The failures of the regulators
Lord Penrose, whose report was published in March 2004, found that ‘principally, the Society was the author of its own misfortunes’. However he also chronicled a long series of regulatory failures, by the Department of Trade and Industry and the Government Actuary’s Department, who were responsible for its regulation during the early 1990s.
In short, he reported that the regulators knew what was going on, but took no action. Without such regulatory incompetence and inaction over an extended period, Equitable could not have expanded its business sixfold and created a financial disaster that ultimately affected over a million and a half people.

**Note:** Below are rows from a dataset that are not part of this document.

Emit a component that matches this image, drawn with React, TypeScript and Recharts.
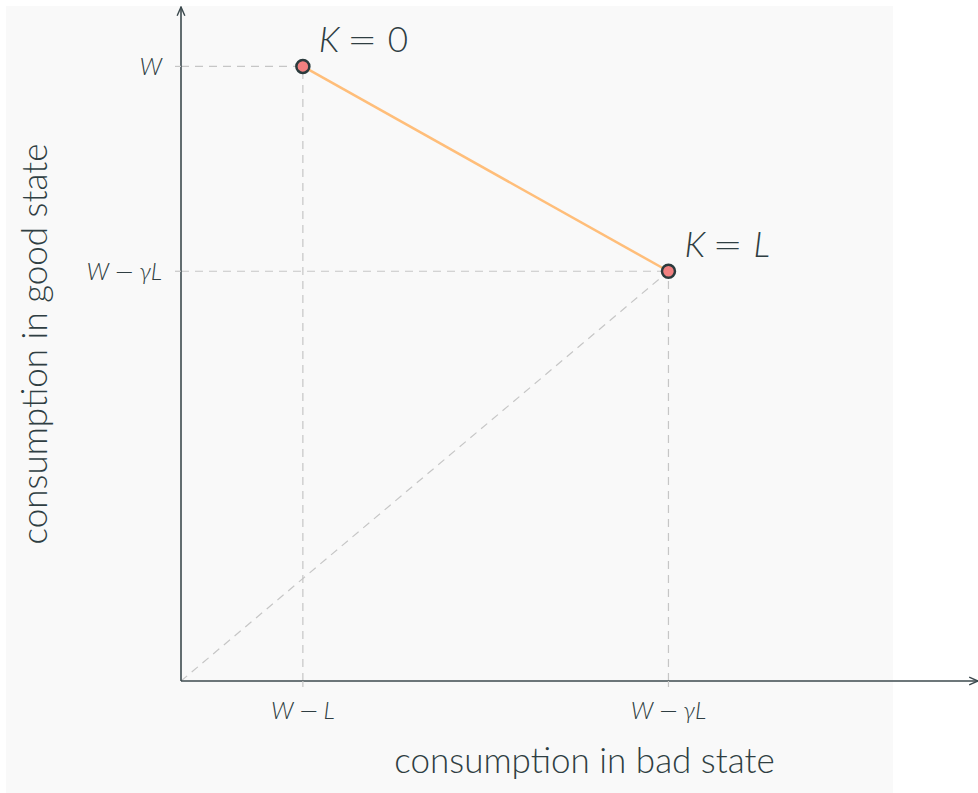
import React from "react";
import {
  ComposedChart,
  Line,
  XAxis,
  YAxis,
  LabelList,
} from "recharts";

// consumption (bad state, good state) at the two coverage choices
const pointNames = ["0", "L"];
const badStateValues = [25, 100];
const goodStateValues = [150, 100];

const xTickValues = [25, 100];
const xTickLabels = ["W − L", "W − γL"];
const yTickValues = [100, 150];
const yTickLabels = ["W − γL", "W"];

// 45 degree certainty line, from origin to full insurance
const diagonalValues = [0, 100];

const xDomain = [0, 163.5];
const yDomain = [0, 164.5];

const TEXT = "#2f3e42";
const AXIS = "#3c4a4e";
const GUIDE = "#c6c6c6";
const SANS = "Lato, 'Open Sans', sans-serif";

const budget = badStateValues.map((x, i) => ({
  x,
  y: goodStateValues[i],
  name: pointNames[i],
}));

const diagonal = diagonalValues.map((v) => ({ x: v, y: v }));

// dashed drop lines from each point to both axes
const guides = budget.flatMap((p) => [
  [
    { x: xDomain[0], y: p.y },
    { x: p.x, y: p.y },
  ],
  [
    { x: p.x, y: yDomain[0] },
    { x: p.x, y: p.y },
  ],
]);

// tick text: italic symbols, a wider upright minus between them
function MathLabel({ text }: { text: string }) {
  const parts = text.split(" ");
  return (
    <>
      {parts.map((p, i) =>
        p === "−" ? (
          <tspan key={i} dx={5} fontStyle="normal" fontFamily="'DejaVu Sans'" fontWeight={200}>
            −
          </tspan>
        ) : (
          <tspan key={i} dx={i === 0 ? undefined : 5}>
            {p}
          </tspan>
        )
      )}
    </>
  );
}

function XTick({ x, y, payload }: any) {
  const i = xTickValues.indexOf(payload.value);
  return (
    <text
      x={x}
      y={y}
      dy={29.5}
      textAnchor="middle"
      fill={TEXT}
      fontFamily={SANS}
      fontWeight={300}
      fontStyle="italic"
      fontSize={24}
    >
      <MathLabel text={xTickLabels[i]} />
    </text>
  );
}

function YTick({ x, y, payload }: any) {
  const i = yTickValues.indexOf(payload.value);
  return (
    <text
      x={x - 11}
      y={y}
      dy={9}
      textAnchor="end"
      fill={TEXT}
      fontFamily={SANS}
      fontWeight={300}
      fontStyle="italic"
      fontSize={24}
    >
      <MathLabel text={yTickLabels[i]} />
    </text>
  );
}

function PointLabel({ x, y, value }: any) {
  return (
    <text
      x={x + 16}
      y={y - 14}
      fill={TEXT}
      fontFamily={SANS}
      fontWeight={300}
      fontSize={35}
    >
      <tspan fontStyle="italic">K</tspan>
      <tspan dx={8} fontFamily="'DejaVu Sans'" fontWeight={200}>
        =
      </tspan>
      <tspan dx={11} fontStyle={value === "0" ? "normal" : "italic"}>
        {value}
      </tspan>
    </text>
  );
}

function XTitle({ viewBox }: any) {
  return (
    <text
      x={viewBox.x + viewBox.width / 2 + 5}
      y={viewBox.y + 92}
      textAnchor="middle"
      fill={TEXT}
      fontFamily={SANS}
      fontWeight={300}
      fontSize={35}
    >
      consumption in bad state
    </text>
  );
}

function YTitle({ viewBox }: any) {
  const cx = viewBox.x + viewBox.width - 148;
  const cy = viewBox.y + viewBox.height / 2;
  return (
    <text
      x={cx}
      y={cy}
      transform={`rotate(-90 ${cx} ${cy})`}
      textAnchor="middle"
      dominantBaseline="central"
      fill={TEXT}
      fontFamily={SANS}
      fontWeight={300}
      fontSize={35}
    >
      consumption in good state
    </text>
  );
}

export default function App() {
  return (
    <div
      style={{
        position: "absolute",
        left: 0,
        top: 0,
        width: 978,
        height: 793,
        background: "#ffffff",
      }}
    >
      <div
        style={{
          position: "absolute",
          left: 6,
          top: 6,
          width: 887,
          height: 787,
          background: "#f9f9f9",
        }}
      />
      <div style={{ position: "absolute", left: 0, top: 0 }}>
        <ComposedChart
          width={978}
          height={793}
          margin={{ top: 7, right: 0, bottom: 111, left: 180 }}
        >
          <defs>
            <marker
              id="axisArrow"
              viewBox="0 0 10 10"
              refX="9"
              refY="5"
              markerWidth="11"
              markerHeight="11"
              markerUnits="userSpaceOnUse"
              orient="auto-start-reverse"
            >
              <path d="M1,1.5 L9,5 L1,8.5" fill="none" stroke={AXIS} strokeWidth={1.3} />
            </marker>
          </defs>
          <XAxis
            type="number"
            dataKey="x"
            domain={xDomain}
            ticks={xTickValues}
            interval={0}
            height={1}
            allowDataOverflow
            axisLine={{ stroke: AXIS, strokeWidth: 1.6, markerEnd: "url(#axisArrow)" }}
            tickLine={{ stroke: GUIDE, strokeWidth: 1.2 }}
            tickSize={6}
            tick={<XTick />}
            label={<XTitle />}
          />
          <YAxis
            type="number"
            dataKey="y"
            domain={yDomain}
            ticks={yTickValues}
            interval={0}
            width={1}
            allowDataOverflow
            axisLine={{ stroke: AXIS, strokeWidth: 1.6, markerStart: "url(#axisArrow)" }}
            tickLine={{ stroke: GUIDE, strokeWidth: 1.2 }}
            tickSize={6}
            tick={<YTick />}
            label={<YTitle />}
          />
          {guides.map((seg, i) => (
            <Line
              key={`guide-${i}`}
              data={seg}
              dataKey="y"
              stroke={GUIDE}
              strokeWidth={1.2}
              strokeDasharray="8 6"
              dot={false}
              activeDot={false}
              isAnimationActive={false}
            />
          ))}
          <Line
            data={diagonal}
            dataKey="y"
            stroke={GUIDE}
            strokeWidth={1.2}
            strokeDasharray="8 6"
            dot={false}
            activeDot={false}
            isAnimationActive={false}
          />
          <Line
            data={budget}
            dataKey="y"
            stroke="#ffbe7a"
            strokeWidth={2.5}
            dot={{ r: 6.5, fill: "#f08080", stroke: "#2b3b3d", strokeWidth: 2.5 }}
            activeDot={false}
            isAnimationActive={false}
          >
            <LabelList dataKey="name" content={<PointLabel />} />
          </Line>
        </ComposedChart>
      </div>
    </div>
  );
}
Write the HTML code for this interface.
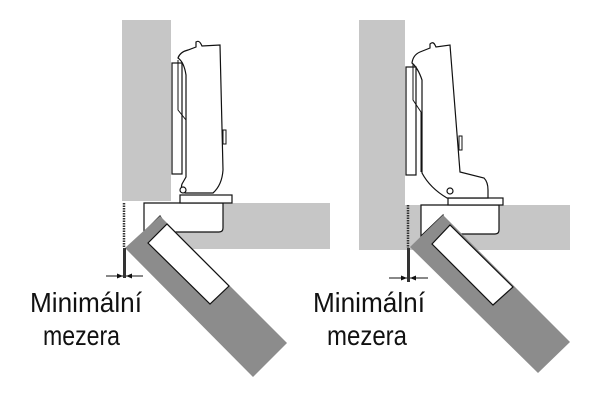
<!DOCTYPE html>
<html><head><meta charset="utf-8"><style>
html,body{margin:0;padding:0;background:#fff;width:600px;height:400px;overflow:hidden}
svg{display:block}
text{font-family:"Liberation Sans",sans-serif;font-size:28px;fill:#111}
</style></head><body>
<svg width="600" height="400" viewBox="0 0 600 400">
<g id="d">
  <rect x="122" y="20" width="49" height="181" fill="#c6c6c6"/>
  <rect x="144" y="203" width="186" height="46" fill="#c6c6c6"/>
  <path d="M144,203 H223 V228 Q223,232 219,232 H170 L160,216 L144,232 Z" fill="#fff" stroke="#111" stroke-width="1.2"/>
  <polygon points="125,248 160,216 287,343 253,377" fill="#8c8c8c"/>
  <polygon points="148,243 167,224 229,286 210,304" fill="#fff" stroke="#111" stroke-width="1.2"/>
  <rect x="180" y="195" width="52" height="8" fill="#fff" stroke="#111" stroke-width="1.2"/>
  <path d="M178,58 Q180,52 188,50 L196,47 L196,42 Q199,40 201,44 L202,46 L220,45 L223,170 Q222,185 213,193 H185 Q180,190 182,184 L186,177 V75 Q184,62 178,58 Z" fill="#fff" stroke="#111" stroke-width="1.2"/>
  <rect x="172" y="63" width="10" height="111" fill="#fff" stroke="#111" stroke-width="1.2"/>
  <path d="M178,60 V110 L186,120 V175" fill="none" stroke="#111" stroke-width="1"/>
  <rect x="223" y="130" width="3" height="14" fill="#fff" stroke="#111" stroke-width="1"/>
  <circle cx="183" cy="190" r="3" fill="#fff" stroke="#111" stroke-width="1.2"/>
  <line x1="124" y1="203" x2="124" y2="248" stroke="#333" stroke-width="2.5" stroke-dasharray="1.5,1"/>
  <rect x="123" y="248" width="3" height="30" fill="#333"/>
  <line x1="106" y1="276" x2="123" y2="276" stroke="#111" stroke-width="1"/>
  <polygon points="123,276 117,273.5 117,278.5" fill="#111"/>
  <line x1="126" y1="276" x2="143" y2="276" stroke="#111" stroke-width="1"/>
  <polygon points="126,276 132,273.5 132,278.5" fill="#111"/>
</g>
<g>
  <rect x="359" y="20" width="46" height="230" fill="#c6c6c6"/>
  <rect x="405" y="205" width="165" height="45" fill="#c6c6c6"/>
  <path d="M421,205 H499 V230 Q499,234 495,234 H447 L443,215 L421,236 Z" fill="#fff" stroke="#111" stroke-width="1.2"/>
  <polygon points="410,247 443,215 570,342 538,373" fill="#8c8c8c"/>
  <polygon points="432,244 450,225 513,287 493,305" fill="#fff" stroke="#111" stroke-width="1.2"/>
  <rect x="448" y="198" width="55" height="7" fill="#fff" stroke="#111" stroke-width="1.2"/>
  <path d="M412,63 Q413,55 420,52 L430,48 L430,44 Q433,41 435,45 L436,47 L450,45 L460,172 L484,178 Q488,182 488,190 V198 H447 Q430,188 422,173 V80 Q418,68 412,63 Z" fill="#fff" stroke="#111" stroke-width="1.2"/>
  <rect x="406" y="67" width="10" height="108" fill="#fff" stroke="#111" stroke-width="1.2"/>
  <path d="M413,64 V100 L421,112 V172" fill="none" stroke="#111" stroke-width="1"/>
  <rect x="459" y="136" width="3" height="14" fill="#fff" stroke="#111" stroke-width="1"/>
  <circle cx="450" cy="191" r="3" fill="#fff" stroke="#111" stroke-width="1.2"/>
  <line x1="408" y1="205" x2="408" y2="248" stroke="#333" stroke-width="2.5" stroke-dasharray="1.5,1"/>
  <rect x="407" y="248" width="3" height="34" fill="#333"/>
  <line x1="389" y1="278" x2="407" y2="278" stroke="#111" stroke-width="1"/>
  <polygon points="407,278 401,275.5 401,280.5" fill="#111"/>
  <line x1="410" y1="278" x2="428" y2="278" stroke="#111" stroke-width="1"/>
  <polygon points="410,278 416,275.5 416,280.5" fill="#111"/>
</g>
<text x="30" y="312" textLength="112" lengthAdjust="spacingAndGlyphs">Minimální</text>
<text x="43" y="345" textLength="77" lengthAdjust="spacingAndGlyphs">mezera</text>
<text x="313" y="312" textLength="112" lengthAdjust="spacingAndGlyphs">Minimální</text>
<text x="327" y="345" textLength="80" lengthAdjust="spacingAndGlyphs">mezera</text>
</svg>
</body></html>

So clear were the signs of regulatory failure that the Parliamentary Ombudsman Ann Abraham was obliged to announce an investigation. Unlike Lord Penrose, she is empowered by Parliament to identify ‘maladministration leading to injustice’ and to recommend compensation.
The Treasury (and the FSA) had taken over regulation from DTI/GAD in 1998. It quickly identified deep-seated regulatory failure. In EMAG’s view it also embarked on a comprehensive cover-up. Equitable’s financial weakness continued to be concealed by endorsing dubious devices such as allowing Equitable to count ‘Future Profits’ of up to £1 billion (Dec 2000) and a worthless re-insurance policy of up to £1.1 billion (Dec 1999) as assets!
When Equitable shut its doors in December 2000, the closure was blamed on the GAR problem while regulatory failure and over-bonusing remained concealed. The policyholders were thus denied the information with which they would have been able to campaign for compensation for gross regulatory failure. A Government ‘lifeboat’ in 2001 might have allowed Equitable to survive the 2001-2003 stockmarket downturn and even recover in the 2003-2007 boom. Concealment meant the whole cost of the debacle was borne by the policyholders remaining in 2001. The Society was effectively doomed. It also meant that policyholders joining Equitable or investing new money from the late 90s were being grossly deceived with the connivance of the regulators.
The 2001 Compromise scheme (ostensibly to deal solely with the GAR) was pushed through with regulatory approval. But other very serious failings were concealed from policyholders who were effectively voting on a false prospectus:
- A decade of over-bonusing
- Probable regulatory insolvency
- The lack of any assets to cover the policy value ‘uplifts’ for which non-GAR policyholders gave up valuable rights. These were, in any case, taken away shortly after.